Vodafone has leapt on the report, and labelled its findings as damning.
"Its report demonstrates a thorough understanding of the issues, and recommends a clear, sensible path forward to fundamentally reform the USO for the digital age," Vodafone chief strategy officer Dan Lloyd said in a statement.
"This report is a damning indictment of the USO model which demands immediate action. We urge the government to follow the Commission's recommendation to immediately begin negotiations with Telstra to amend and end the standard telephone and payphone modules of the USO."
The Competitive Carriers Coalition (CCC), a group of Australia's non-dominant telcos, called for the USO to be ditched immediately and said it was proof the complaints of all Telstra competitors over the past 20 years were justified.

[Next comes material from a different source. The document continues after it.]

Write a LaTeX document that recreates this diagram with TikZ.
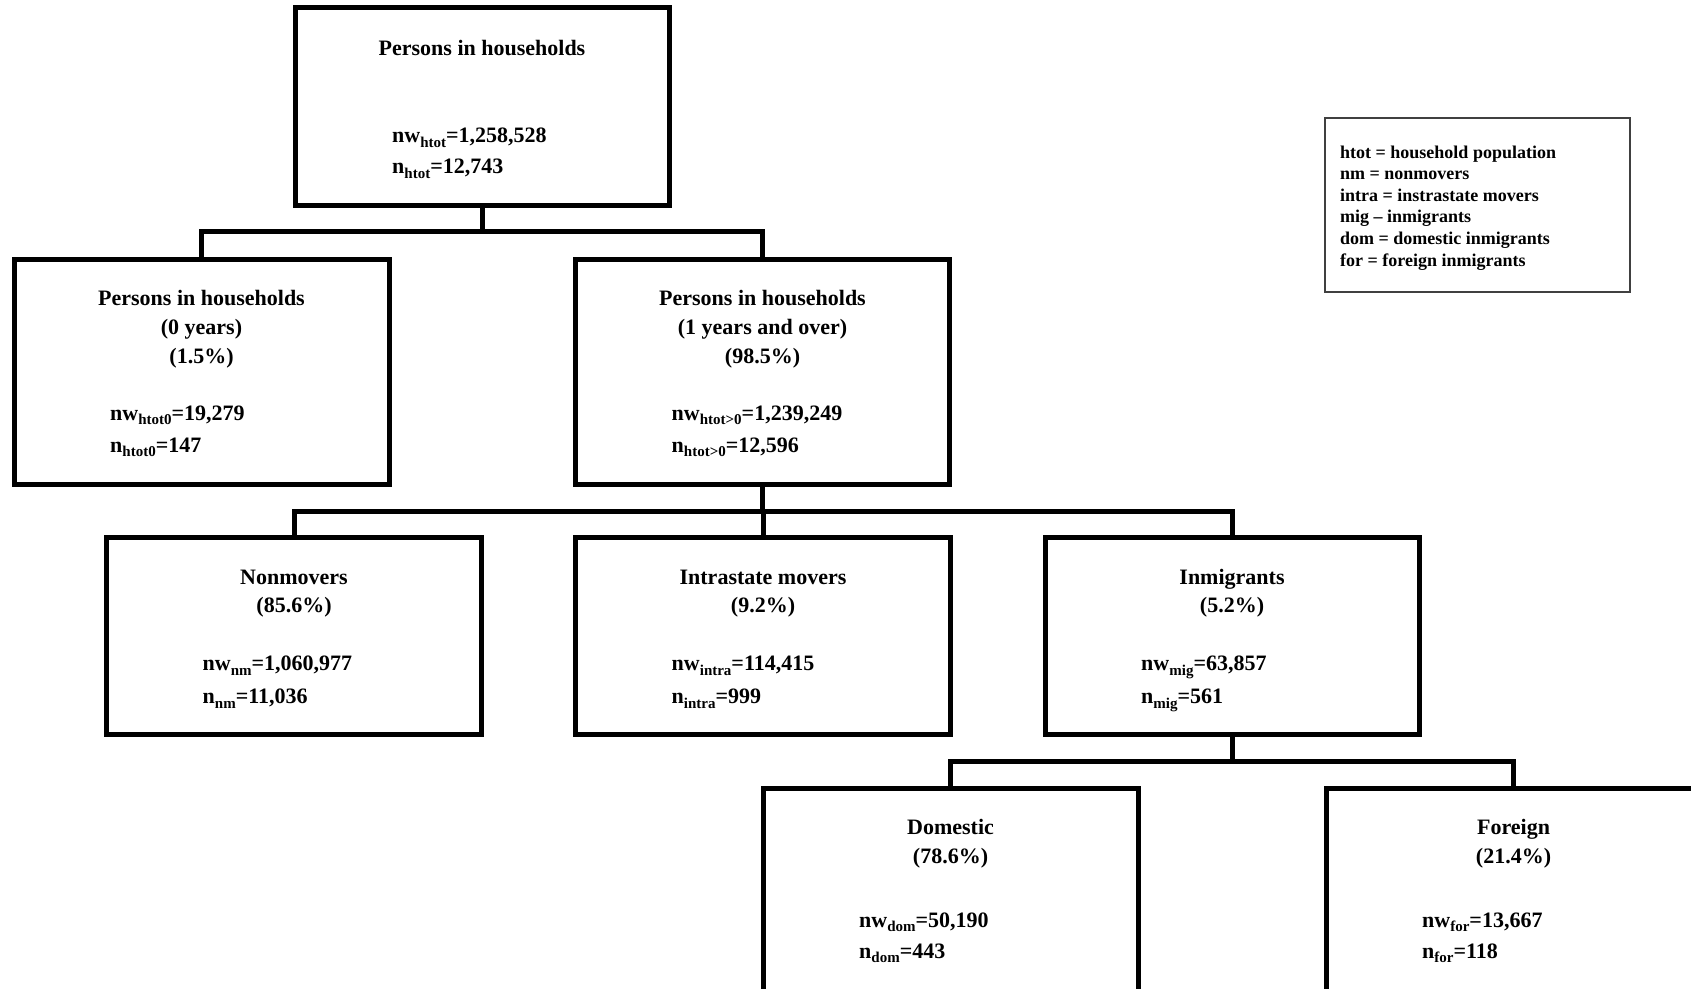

"Basically, Telstra -- the most profitable telco in develop [sic] world -- gets a big, fat cheque from competitors every year, no questions asked, and no one can account for either how it is spent or why it is needed," CCC chairman Matt Healy said.
"Competitors and consumers have a right to be disgusted they continue to fund a program so irresponsibly designed and managed that no government could possibly defend it.
"The USO agreement is clearly a rort that the Commission estimates will line Telstra's pocket to the tune of AU$3 billion in net present value terms up to 2032, for no measurable benefit."
Last week, the government announced the AU$60 million second round of its mobile blackspot program, which saw Optus and Telstra take home most of the government's money. This round followed on from the Telstra and Vodafone-exclusive AU$185 million first round.
The Commission said the federal government should change the program to target location that would benefit consumers, revise infrastructure sharing requirements, and prioritise areas based on community suggestions rather than asking members of parliament for locations.
Submissions on the Productivity Commission's draft report are open until January 20, with the final report set to be handed to government by April 28, 2017.